Regulatory Developments in Asia: Singapore and Thailand Strengthen Oversight of Crypto Staking Services
The Evolution of the Crypto Industry in the Asia-Pacific Region
Since the emergence of Bitcoin in 2009, the Asia-Pacific crypto landscape has undergone rapid evolution, positioning itself as a progressive territory within the global crypto sphere. With a notable institutional acceptance of digital assets, the region, home to large populations, has seen increased adoption of cryptocurrencies for cross-border remittances and e-commerce transactions, particularly in countries like Japan, Malaysia, and Australia.
In contrast to some global counterparts, regulatory authorities in the Asia-Pacific region have generally embraced cryptocurrencies and blockchain technology. Consequently, countries in the region have actively worked to establish robust regulatory frameworks to support the development and accessibility of crypto assets and service providers. Notably, Singapore and Hong Kong have been particularly proactive in setting clear rules, leading to the presence of over a thousand crypto companies in the region.
Regulatory Framework in Singapore
Singapore has assumed a leadership role in establishing a balanced legal framework for cryptocurrencies and crypto companies. The Monetary Authority of Singapore (MAS), the country's financial regulatory body, oversees the risks associated with crypto transactions. While crypto is not officially recognized as legal tender, it is acknowledged as an alternative means of payment.
The Payment Services Act (PSA) 2019 is the primary legislation regulating Digital Payment Token (DPT) providers, with the MAS continuously refining the regulatory framework through guidelines and notices. Notably, recent measures mandate DPT service providers to safeguard customer assets under a segregated, statutory trust, addressing risks stemming from insolvencies in the crypto lending sector.
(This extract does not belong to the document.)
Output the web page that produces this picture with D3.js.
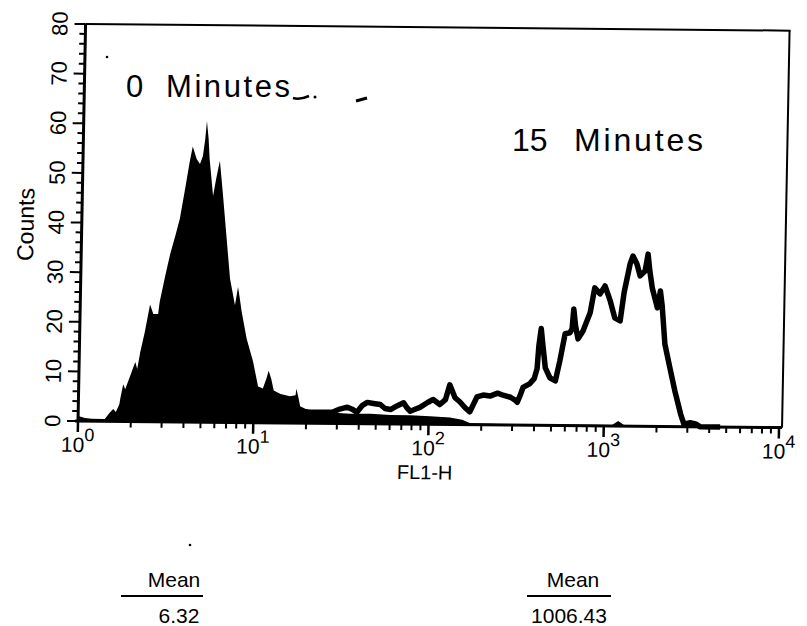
<!DOCTYPE html>
<html>
<head>
<meta charset="utf-8">
<script src="https://cdn.jsdelivr.net/npm/d3@7"></script>
<style>
body{margin:0;background:#fff;}
svg{display:block;font-family:"Liberation Sans",Arial,Helvetica,sans-serif;}
</style>
</head>
<body>
<svg width="807" height="626"></svg>
<script>
// kanaly FL1-H (0-1023, 4 dekady po 256 kanalow) i liczby zdarzen
var kanaly0 = [0,10,20,39,46,51,55,60,61,65,68,75,82,85,89,95,102,107,114,116,123,130,137,143,150,156,160,166,171,175,178,180,183,185,191,195,200,205,211,218,226,230,233,236,244,254,262,269,274,277,281,285,295,309,317,318,321,324,339,368,397,427,456,485,514,543,561,573,616,780,789,798,1023];
var zdarzenia0 = [1.0,0.6,0.5,0.45,1.7,2.5,1.9,3.5,4.5,7.5,6.5,9.2,12,10.6,14,18,23.6,21.7,21.7,24.2,29.2,33.8,37.5,40.9,47,52.5,55.5,53,52,53.6,57,60.7,57,53,45.6,49,52.7,46.4,38.4,29,23.6,27.3,24.9,22.3,16.9,12.3,7.3,6.9,8.9,10.5,8.9,6.5,5.8,5.4,5.6,6.9,5.3,3.4,2.4,2.2,2.0,2.0,1.8,1.8,1.6,1.4,1.0,0.3,0.2,0.2,1.0,0.2,0];

var kanaly15 = [255,290,309,324,339,353,372,382,393,400,407,415,422,431,441,448,456,466,475,480,485,492,499,510,518,528,536,542,550,557,565,572,578,582,591,601,612,620,631,638,641,645,649,659,665,669,671,674,677,681,688,696,702,709,716,719,721,724,728,735,745,751,759,766,774,781,789,794,802,806,812,817,824,826,828,831,835,843,847,850,855,863,871,880,885,894,902,909,938];
var zdarzenia15 = [0.5,1.5,2.2,2.4,2.2,2.2,2.3,2.9,3.3,2.9,2.3,3.7,4.3,4.1,3.9,3.1,2.9,3.7,4.3,3.3,2.6,3.0,3.4,4.4,5.0,4.0,5.0,8.0,5.4,4.6,3.4,2.6,4.4,5.6,6.0,5.8,6.4,6.0,5.6,5.0,4.6,6.0,7.6,8.4,9.4,11.4,16,19.5,16,11.6,9.6,9.0,13,18.5,18.7,19.5,23.5,20.1,17.5,19.1,22.8,27.8,26.6,28.2,25.2,21.8,21.2,26.9,32.7,34.3,32.7,30.3,31.3,32.9,34.7,31.3,27.9,23.9,27.3,24.3,16.6,11.8,7.1,2.5,0.5,0.8,0.6,0,0];

var dekady = [0,1,2,3,4];          // wykladniki 10^n na osi X
var podzialkiY = [0,10,20,30,40,50,60,70,80];
var srednie = ["6.32","1006.43"];
var opisyCzasu = ["0","15"];

var svg = d3.select("svg");
var x = d3.scaleLog().domain([1,10000]).range([78,779]);
var y = d3.scaleLinear().domain([0,80]).range([421,24]);
function wartosc(k){ return Math.pow(10, k/256); }

// caly arkusz lekko przekrzywiony
var g = svg.append("g").attr("transform","matrix(1,0.0094,-0.019,1,8.02,-0.73)");

var dane0 = kanaly0.map(function(k,i){ return {k:k, n:zdarzenia0[i]}; });
var dane15 = kanaly15.map(function(k,i){ return {k:k, n:zdarzenia15[i]}; });

// 0 minut - wypelniony
g.append("path")
	.datum(dane0)
	.attr("d", d3.area().x(function(d){return x(wartosc(d.k));}).y0(y(0)).y1(function(d){return y(d.n);}))
	.style("fill","#000");

// 15 minut - sam kontur, gruba kreska
g.append("path")
	.datum(dane15)
	.attr("d", d3.line().x(function(d){return x(wartosc(d.k));}).y(function(d){return y(d.n);}))
	.style("fill","none")
	.style("stroke","#000")
	.style("stroke-width",5.5)
	.style("stroke-linejoin","round");

// ramka
g.append("line").attr("x1",x(1)).attr("y1",y(80)).attr("x2",x(10000)+4).attr("y2",y(80))
	.style("stroke","#000").style("stroke-width",2);
g.append("line").attr("x1",x(10000)+3).attr("y1",y(80)).attr("x2",x(10000)+3).attr("y2",y(0))
	.style("stroke","#000").style("stroke-width",2);

// os Y
g.append("line").attr("x1",x(1)).attr("y1",y(80)).attr("x2",x(1)).attr("y2",y(0)+1)
	.style("stroke","#000").style("stroke-width",3);
for(let i=0;i<=80;i+=2){
	var dl = (i%10==0) ? 11 : 6;
	g.append("line").attr("x1",x(1)-dl).attr("y1",y(i)).attr("x2",x(1)).attr("y2",y(i))
		.style("stroke","#000").style("stroke-width",2);
}
podzialkiY.forEach(function(v){
	g.append("text")
		.attr("transform","translate(60,"+y(v)+") rotate(-90)")
		.attr("text-anchor","middle")
		.attr("font-size",22)
		.text(v);
});
g.append("text")
	.attr("transform","translate(30,225) rotate(-90)")
	.attr("text-anchor","middle")
	.attr("font-size",23)
	.text("Counts");

// os X
g.append("line").attr("x1",x(1)-3).attr("y1",y(0)).attr("x2",x(10000)+3).attr("y2",y(0))
	.style("stroke","#000").style("stroke-width",3);
dekady.forEach(function(n){
	g.append("line").attr("x1",x(Math.pow(10,n))).attr("y1",y(0)).attr("x2",x(Math.pow(10,n))).attr("y2",y(0)+11)
		.style("stroke","#000").style("stroke-width",2.5);
	if(n<4){
		for(let m=2;m<10;m++){
			g.append("line").attr("x1",x(m*Math.pow(10,n))).attr("y1",y(0)).attr("x2",x(m*Math.pow(10,n))).attr("y2",y(0)+6)
				.style("stroke","#000").style("stroke-width",2);
		}
	}
	var t = g.append("text")
		.attr("x",x(Math.pow(10,n)))
		.attr("y",452)
		.attr("text-anchor","middle")
		.attr("font-size",21);
	t.append("tspan").text("10");
	t.append("tspan").attr("dy",-11).attr("font-size",18).text(n);
});
g.append("text")
	.attr("x",x(100)-3)
	.attr("y",476)
	.attr("text-anchor","middle")
	.attr("font-size",20)
	.text("FL1-H");

// napisy czasu
svg.append("text").attr("x",126).attr("y",97).attr("font-size",31).text(opisyCzasu[0]);
svg.append("text").attr("x",166).attr("y",97).attr("font-size",31)
	.attr("textLength",124).attr("lengthAdjust","spacing").text("Minutes");
svg.append("text").attr("x",512).attr("y",151).attr("font-size",32).text(opisyCzasu[1]);
svg.append("text").attr("x",574).attr("y",151).attr("font-size",32)
	.attr("textLength",129).attr("lengthAdjust","spacing").text("Minutes");

// kreseczki przy napisie
svg.append("path").attr("d","M293,98 Q300,100 309,96").style("fill","none").style("stroke","#000").style("stroke-width",2.5);
svg.append("circle").attr("cx",315).attr("cy",97).attr("r",1.5).style("fill","#000");
svg.append("path").attr("d","M356,101 L367,98").style("fill","none").style("stroke","#000").style("stroke-width",3);
svg.append("circle").attr("cx",107).attr("cy",57).attr("r",1.3).style("fill","#000");
svg.append("circle").attr("cx",190).attr("cy",545).attr("r",1.3).style("fill","#000");

// srednie
var bloki = [{x:162, l1:121, l2:203}, {x:569, l1:527, l2:611}];
bloki.forEach(function(b,i){
	svg.append("text").attr("x",(b.l1+b.l2)/2+ (i==0?12:4)).attr("y",587)
		.attr("text-anchor","middle").attr("font-size",21).text("Mean");
	svg.append("line").attr("x1",b.l1).attr("y1",596).attr("x2",b.l2).attr("y2",596)
		.style("stroke","#000").style("stroke-width",2);
	svg.append("text").attr("x",i==0?179:569).attr("y",623)
		.attr("text-anchor","middle").attr("font-size",21).text(srednie[i]);
});
</script>
</body>
</html>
Singapore's Regulatory Response to Crypto Staking
In response to the surge in popularity of crypto staking, the MAS has taken steps to regulate this activity. Recognizing the potential risks associated with decentralized finance (DeFi) protocols, particularly in the areas of market, liquidity, and cyber risks, the MAS aims to protect consumers by restricting DPT service providers from facilitating lending and staking of DPT tokens for retail customers. The move reflects a commitment to minimizing potential harm to consumers and maintaining the integrity of the financial system.
Regulatory Landscape in Thailand
In early 2024, the Securities and Exchange Commission (SEC) of Thailand announced a shift towards more crypto-friendly regulations to foster the growth of the digital asset market while ensuring investor and consumer protection. Operating under the Digital Asset Businesses Decree, the SEC oversees trading, sales, and Initial Coin Offerings (ICOs), requiring all digital asset businesses to obtain licenses and adhere to regulatory guidelines.
Noteworthy changes in Thailand's regulatory framework include the removal of retail investors' limits for tokens backed by assets such as infrastructure and real estate, expanding the market's appeal to a broader range of investors. However, caution is exercised in certain areas, as evidenced by the decision to disallow Bitcoin exchange-traded funds (ETFs).
Regulatory Response in Thailand: Ban on Crypto Staking Services
In July 2023, Thailand's SEC banned crypto exchanges from providing lending and staking services, effective from July 31, 2023. The prohibition aims to protect investors and consumers from potential harm associated with unregulated technologies, including fraud, speculation, and illegitimate claims about valuation. Similar to Singapore, the Thai SEC emphasizes the importance of clear risk disclaimers, trading risk disclosures, and suitability assessments for users to determine individual trading limits.
Global Regulatory Trends
As the crypto industry undergoes continuous evolution, regulatory compliance becomes integral to ensuring investor and consumer protection and maintaining market dynamics. While Asian countries have generally embraced a crypto-friendly stance, recent regulatory actions in Singapore and Thailand highlight a measured approach to ensure investor protection and consumer welfare. This trend is not unique to Asia, as global regulatory bodies, including the U.S. SEC, also scrutinize and implement measures to safeguard investors in the crypto space. Time will reveal the effectiveness of these regulatory approaches in balancing innovation with investor protection.